OK, go ahead, laugh. But the instructions told me to!

Maybe it’s because I’m a knitter, or a (former) publisher, or because I’m a crap sewer—but I’m thrown when a picture doesn’t match the pattern. I looked around a few blogs to see other versions of this project (hello, Ravelry, do you have a sewing sister?) and the sewers don’t seem bothered. One even commented: ‘I modified the pattern to use less twill tape — I mean enough is a enough, even if your name is LOTTA’.

The thing that really bothers me is that the tool roll as pictured is nice, functional and would have been very simple to write up. So where did it go wrong? Whatever. I learned how to get along, I will survive, hey hey.

Next! The chequebook cover. Very appealing, and no twill tape in sight.
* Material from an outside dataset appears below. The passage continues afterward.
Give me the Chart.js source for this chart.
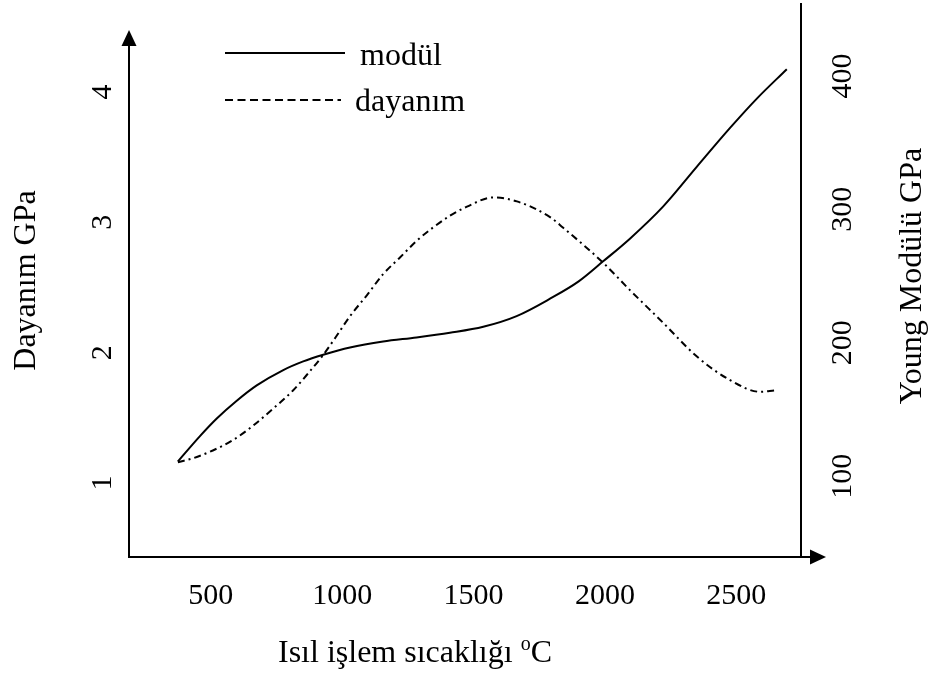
<!DOCTYPE html>
<html>
<head>
<meta charset="utf-8">
<script src="https://cdn.jsdelivr.net/npm/chart.js@4.4.0/dist/chart.umd.min.js"></script>
<style>
  html, body { margin: 0; padding: 0; background: #fff; }
  #wrap { width: 936px; height: 677px; position: relative; }
</style>
</head>
<body>
<div id="wrap"><canvas id="myChart"></canvas></div>
<script>
// values
var xTicks     = [500, 1000, 1500, 2000, 2500];
var leftTicks  = [1, 2, 3, 4];
var rightTicks = [100, 200, 300, 400];

// modül (Young modulus, right axis)
var modulX = [375, 459, 522, 599, 675, 776, 852, 928, 1030, 1156, 1283, 1410, 1537, 1664, 1791, 1900, 1993, 2095, 2221, 2350, 2476, 2578, 2692];
var modulY = [111, 130, 143, 156.5, 168, 179.5, 186, 191, 196.5, 201, 204, 207.5, 212, 220, 233, 246, 261, 278, 302, 332, 361, 383, 405];

// dayanım (strength, left axis)
var dayanimX = [375, 432, 508, 585, 661, 737, 813, 870, 927, 976, 1030, 1094, 1155, 1220, 1285, 1346, 1410, 1475, 1574, 1665, 1791, 1840, 1993, 2095, 2221, 2350, 2476, 2590, 2645];
var dayanimY = [1.16, 1.19, 1.25, 1.33, 1.44, 1.57, 1.71, 1.84, 1.98, 2.12, 2.28, 2.44, 2.60, 2.73, 2.86, 2.96, 3.05, 3.12, 3.19, 3.16, 3.04, 2.96, 2.69, 2.48, 2.23, 1.97, 1.79, 1.70, 1.71];

var serif = 'Liberation Serif';
Chart.defaults.font.family = serif;
Chart.defaults.color = '#000';

function toPoints(xs, ys) {
    var out = [];
    for (var i = 0; i < xs.length; i++) {
        out.push({ x: xs[i], y: ys[i] });
    }
    return out;
}

function setTicks(list) {
    return function(scale) {
        scale.ticks = list.map(function(v) { return { value: v }; });
    };
}

// fixed box sizes so the plot area sits where the figure has it
function fixSize(w, h) {
    return function(s) {
        if (w) s.width = w;
        if (h) s.height = h;
        s.paddingTop = 0;
        s.paddingBottom = 0;
        s.paddingLeft = 0;
        s.paddingRight = 0;
    };
}

// axis arrows, legend and the two titles chart.js can't place like the figure
var decor = {
    id: 'decor',
    afterDraw: function(chart) {
        var ctx = chart.ctx;
        var a = chart.chartArea;
        ctx.save();
        ctx.strokeStyle = '#000';
        ctx.fillStyle = '#000';
        ctx.lineWidth = 2;

        // left axis with arrow
        ctx.beginPath();
        ctx.moveTo(a.left, a.bottom + 1);
        ctx.lineTo(a.left, 44);
        ctx.stroke();
        ctx.beginPath();
        ctx.moveTo(a.left, 30);
        ctx.lineTo(a.left - 7.5, 46);
        ctx.lineTo(a.left + 7.5, 46);
        ctx.closePath();
        ctx.fill();

        // bottom axis runs past the right axis
        ctx.beginPath();
        ctx.moveTo(a.right, a.bottom);
        ctx.lineTo(812, a.bottom);
        ctx.stroke();
        ctx.beginPath();
        ctx.moveTo(826, a.bottom);
        ctx.lineTo(810, a.bottom - 7.5);
        ctx.lineTo(810, a.bottom + 7.5);
        ctx.closePath();
        ctx.fill();

        // legend
        var ds = chart.data.datasets;
        ctx.font = '32px "' + serif + '"';
        ctx.textAlign = 'left';
        ctx.textBaseline = 'alphabetic';
        ctx.setLineDash([]);
        ctx.beginPath();
        ctx.moveTo(a.left + 96, 53);
        ctx.lineTo(a.left + 216, 53);
        ctx.stroke();
        ctx.fillText(ds[0].label, a.left + 231, 65);
        ctx.setLineDash([8, 4.5]);
        ctx.beginPath();
        ctx.moveTo(a.left + 96, 100);
        ctx.lineTo(a.left + 212, 100);
        ctx.stroke();
        ctx.setLineDash([]);
        ctx.fillText(ds[1].label, a.left + 226, 111);

        // right axis title, reads bottom to top
        ctx.save();
        ctx.translate(913, 276);
        ctx.rotate(-Math.PI / 2);
        ctx.textAlign = 'center';
        ctx.textBaseline = 'middle';
        ctx.fillText('Young Modülü GPa', 0, 0);
        ctx.restore();

        // x axis title with superscript o
        var p1 = 'Isıl işlem sıcaklığı ';
        var p2 = 'o';
        var p3 = 'C';
        ctx.font = '32px "' + serif + '"';
        var w1 = ctx.measureText(p1).width;
        var w3 = ctx.measureText(p3).width;
        ctx.font = '20px "' + serif + '"';
        var w2 = ctx.measureText(p2).width;
        var x0 = 415 - (w1 + w2 + w3) / 2;
        var base = 662;
        ctx.font = '32px "' + serif + '"';
        ctx.fillText(p1, x0, base);
        ctx.font = '20px "' + serif + '"';
        ctx.fillText(p2, x0 + w1, base - 12);
        ctx.font = '32px "' + serif + '"';
        ctx.fillText(p3, x0 + w1 + w2, base);
        ctx.restore();
    }
};

function plain(v) { return String(v); }

var ctx = document.getElementById('myChart').getContext('2d');
var myChart = new Chart(ctx, {
    type: 'line',
    data: {
        datasets: [{
            label: 'modül',
            data: toPoints(modulX, modulY),
            yAxisID: 'y1',
            borderColor: '#000',
            borderWidth: 2,
            pointRadius: 0,
            fill: false,
            cubicInterpolationMode: 'monotone'
        }, {
            label: 'dayanım',
            data: toPoints(dayanimX, dayanimY),
            yAxisID: 'y',
            borderColor: '#000',
            borderWidth: 2,
            borderDash: [7, 4, 2, 4],
            pointRadius: 0,
            fill: false,
            cubicInterpolationMode: 'monotone'
        }]
    },
    options: {
        responsive: true,
        maintainAspectRatio: false,
        animation: false,
        layout: { padding: { top: 4, left: 0, right: 0, bottom: 0 } },
        plugins: {
            legend: { display: false },
            tooltip: { enabled: false }
        },
        scales: {
            x: {
                type: 'linear',
                min: 189,
                max: 2746,
                afterBuildTicks: setTicks(xTicks),
                afterFit: fixSize(0, 120),
                grid: { display: false },
                border: { display: true, color: '#000', width: 2 },
                ticks: { font: { size: 30, family: serif }, color: '#000', padding: 13, autoSkip: false,
                         maxRotation: 0, callback: plain }
            },
            y: {
                position: 'left',
                min: 0.433,
                max: 4.674,
                afterBuildTicks: setTicks(leftTicks),
                afterFit: fixSize(129, 0),
                grid: { display: false },
                border: { display: false },
                ticks: { font: { size: 30, family: serif }, color: '#000', padding: 10, autoSkip: false,
                         minRotation: 90, maxRotation: 90, crossAlign: 'center', callback: plain },
                title: { display: true, text: 'Dayanım GPa', color: '#000',
                         font: { size: 32, family: serif }, padding: { top: 7, bottom: 0 } }
            },
            y1: {
                position: 'right',
                min: 39.4,
                max: 453.9,
                afterBuildTicks: setTicks(rightTicks),
                afterFit: fixSize(135, 0),
                grid: { display: false },
                border: { display: true, color: '#000', width: 2 },
                ticks: { font: { size: 30, family: serif }, color: '#000', padding: 12, autoSkip: false,
                         minRotation: 90, maxRotation: 90, crossAlign: 'center', callback: plain }
            }
        }
    },
    plugins: [decor]
});
</script>
</body>
</html>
Just some lightweight cotton, a button, some bias tape, and a bit of elastic to hold it all together.

But again with the tape around the raw edges to encase them. I’m skittish. Do you blame me? Clearly, the instructions say to pin elastic under bias tape opposite button. I take this to mean I’m creating a functional loop. And yet, look at the picture. Do you see what I see? The loop doesn’t actually go around the chequebook cover and seems to be stitched on right next to the button. It’s pretty, but…

Maybe Lotta’s chequebook doesn’t look like mine. Maybe hers is all streamlined and Swedish and doesn’t require a working bungee cord to hold it shut because it isn’t crammed full of receipts and expired tram tickets and old lollipop sticks and shit. (OK, I admit, mine isn’t either. I don’t really even need a chequebook cover, frankly.) But still, is it too much to ask that the project photo match the instructions? That the editor might have suggested the word ‘optional’ in reference to the button and the elastic?

Harrumph. I’m going to shut up and go stitch on my bias tape now (with instructions from another source). And then, maybe I’d better move on to Francesca Denhartog’s book and see how things go there. And maybe I’d better stop expecting so much out of my how-to books. I guess pretty, inspirational pictures are supposed to be enough.